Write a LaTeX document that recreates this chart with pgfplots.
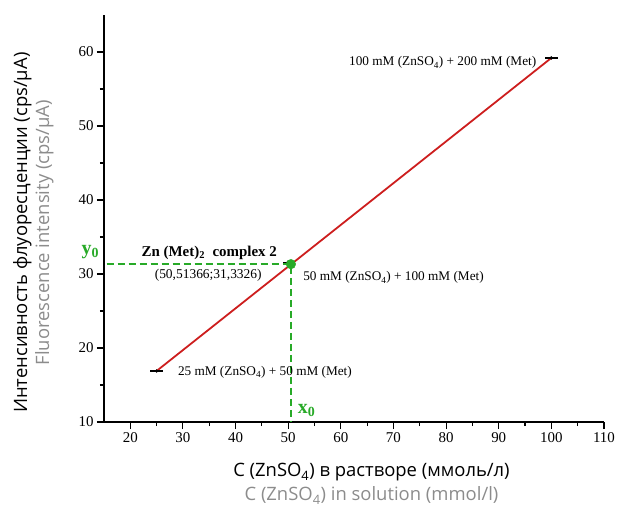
\documentclass[border=0pt]{standalone}
\usepackage{pgfplots}
\pgfplotsset{compat=1.18}
\usepackage{fontspec}
\setmainfont{Liberation Serif}
\newfontfamily\labelfont{Open Sans}
\definecolor{lred}{RGB}{205,30,30}
\definecolor{lgreen}{RGB}{40,170,40}
\definecolor{lgray}{RGB}{140,140,140}
\begin{document}
\begin{tikzpicture}
\useasboundingbox (-104bp,-88bp) rectangle (520bp,422bp);
\begin{axis}[
 scale only axis, width=500bp, height=407bp,
 xmin=15, xmax=110, ymin=10, ymax=65,
 axis lines=left, axis line style={-, line width=1.4bp},
 xtick={20,30,...,110}, ytick={10,20,...,60},
 minor xtick={25,35,...,105}, minor ytick={15,25,...,55},
 tick align=outside, tick style={black, line width=1.1bp},
 major tick length=7bp, minor tick length=4bp,
 tick label style={font=\fontsize{15}{17}\selectfont},
 /pgf/number format/assume math mode=true,
 clip=false,
 xlabel={C (ZnSO\textsubscript{4}) в растворе (ммоль/л)\\\textcolor{lgray}{C (ZnSO\textsubscript{4}) in solution (mmol/l)}},
 xlabel style={at={(axis description cs:0.535,0)}, anchor=north, yshift=-38bp, align=center, font=\labelfont\fontsize{18.5}{24}\selectfont},
 ylabel={Интенсивность флуоресценции (cps/µA)\\\textcolor{lgray}{Fluorescence intensity (cps/µA)}},
 ylabel style={at={(axis description cs:-0.094,0.465)}, anchor=south, align=center, font=\labelfont\fontsize{18.5}{22}\selectfont},
]
\addplot[lred, line width=1.8bp] coordinates {(25,16.9) (100,59.2)};
\addplot[lgreen, line width=1.8bp, dash pattern=on 7bp off 4bp] coordinates {(15.5,31.3326) (50.51366,31.3326) (50.51366,10)};
\addplot[black, only marks, mark=*, mark size=1.5bp,
  error bars/.cd, x dir=both, x explicit, error mark=none,
  error bar style={line width=1.2bp}]
  coordinates {(25,16.9) +- (1.2,0) (50,31.6) +- (1.0,0) (100,59.2) +- (1.2,0)};
\addplot[lgreen, only marks, mark=*, mark size=4.8bp] coordinates {(50.51366,31.3326)};
\node[anchor=east, font=\fontsize{13.3}{15}\selectfont] at (axis cs:97.8,58.55) {100 mM (ZnSO\textsubscript{4}) + 200 mM (Met)};
\node[anchor=west, font=\fontsize{13.3}{15}\selectfont] at (axis cs:52.2,29.5) {50 mM (ZnSO\textsubscript{4}) + 100 mM (Met)};
\node[anchor=west, font=\fontsize{13.3}{15}\selectfont] at (axis cs:28.4,16.75) {25 mM (ZnSO\textsubscript{4}) + 50 mM (Met)};
\node[font=\bfseries\fontsize{15}{17}\selectfont] at (axis cs:35.0,32.9) {Zn (Met)\textsubscript{2}\ \ complex 2};
\node[font=\fontsize{13.5}{15}\selectfont] at (axis cs:34.8,29.8) {(50,51366;31,3326)};
\node[text=lgreen, font=\bfseries\fontsize{20}{22}\selectfont] at (axis cs:12.4,33) {y\textsubscript{0}};
\node[text=lgreen, font=\bfseries\fontsize{20}{22}\selectfont] at (axis cs:53.5,11.5) {x\textsubscript{0}};
\end{axis}
\end{tikzpicture}
\end{document}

***

AIM » Copy the listing over exactly, skipping the pictures it holds.

WRITTEN ANSWER »
Write a LaTeX document that recreates this chart with pgfplots.
\documentclass[border=0pt]{standalone}
\usepackage{pgfplots}
\pgfplotsset{compat=1.18}
\usepackage{fontspec}
\setmainfont{Liberation Serif}
\newfontfamily\labelfont{Open Sans}
\definecolor{lred}{RGB}{205,30,30}
\definecolor{lgreen}{RGB}{40,170,40}
\definecolor{lgray}{RGB}{140,140,140}
\begin{document}
\begin{tikzpicture}
\useasboundingbox (-104bp,-88bp) rectangle (520bp,422bp);
\begin{axis}[
 scale only axis, width=500bp, height=407bp,
 xmin=15, xmax=110, ymin=10, ymax=65,
 axis lines=left, axis line style={-, line width=1.4bp},
 xtick={20,30,...,110}, ytick={10,20,...,60},
 minor xtick={25,35,...,105}, minor ytick={15,25,...,55},
 tick align=outside, tick style={black, line width=1.1bp},
 major tick length=7bp, minor tick length=4bp,
 tick label style={font=\fontsize{15}{17}\selectfont},
 /pgf/number format/assume math mode=true,
 clip=false,
 xlabel={C (ZnSO\textsubscript{4}) в растворе (ммоль/л)\\\textcolor{lgray}{C (ZnSO\textsubscript{4}) in solution (mmol/l)}},
 xlabel style={at={(axis description cs:0.535,0)}, anchor=north, yshift=-38bp, align=center, font=\labelfont\fontsize{18.5}{24}\selectfont},
 ylabel={Интенсивность флуоресценции (cps/µA)\\\textcolor{lgray}{Fluorescence intensity (cps/µA)}},
 ylabel style={at={(axis description cs:-0.094,0.465)}, anchor=south, align=center, font=\labelfont\fontsize{18.5}{22}\selectfont},
]
\addplot[lred, line width=1.8bp] coordinates {(25,16.9) (100,59.2)};
\addplot[lgreen, line width=1.8bp, dash pattern=on 7bp off 4bp] coordinates {(15.5,31.3326) (50.51366,31.3326) (50.51366,10)};
\addplot[black, only marks, mark=*, mark size=1.5bp,
  error bars/.cd, x dir=both, x explicit, error mark=none,
  error bar style={line width=1.2bp}]
  coordinates {(25,16.9) +- (1.2,0) (50,31.6) +- (1.0,0) (100,59.2) +- (1.2,0)};
\addplot[lgreen, only marks, mark=*, mark size=4.8bp] coordinates {(50.51366,31.3326)};
\node[anchor=east, font=\fontsize{13.3}{15}\selectfont] at (axis cs:97.8,58.55) {100 mM (ZnSO\textsubscript{4}) + 200 mM (Met)};
\node[anchor=west, font=\fontsize{13.3}{15}\selectfont] at (axis cs:52.2,29.5) {50 mM (ZnSO\textsubscript{4}) + 100 mM (Met)};
\node[anchor=west, font=\fontsize{13.3}{15}\selectfont] at (axis cs:28.4,16.75) {25 mM (ZnSO\textsubscript{4}) + 50 mM (Met)};
\node[font=\bfseries\fontsize{15}{17}\selectfont] at (axis cs:35.0,32.9) {Zn (Met)\textsubscript{2}\ \ complex 2};
\node[font=\fontsize{13.5}{15}\selectfont] at (axis cs:34.8,29.8) {(50,51366;31,3326)};
\node[text=lgreen, font=\bfseries\fontsize{20}{22}\selectfont] at (axis cs:12.4,33) {y\textsubscript{0}};
\node[text=lgreen, font=\bfseries\fontsize{20}{22}\selectfont] at (axis cs:53.5,11.5) {x\textsubscript{0}};
\end{axis}
\end{tikzpicture}
\end{document}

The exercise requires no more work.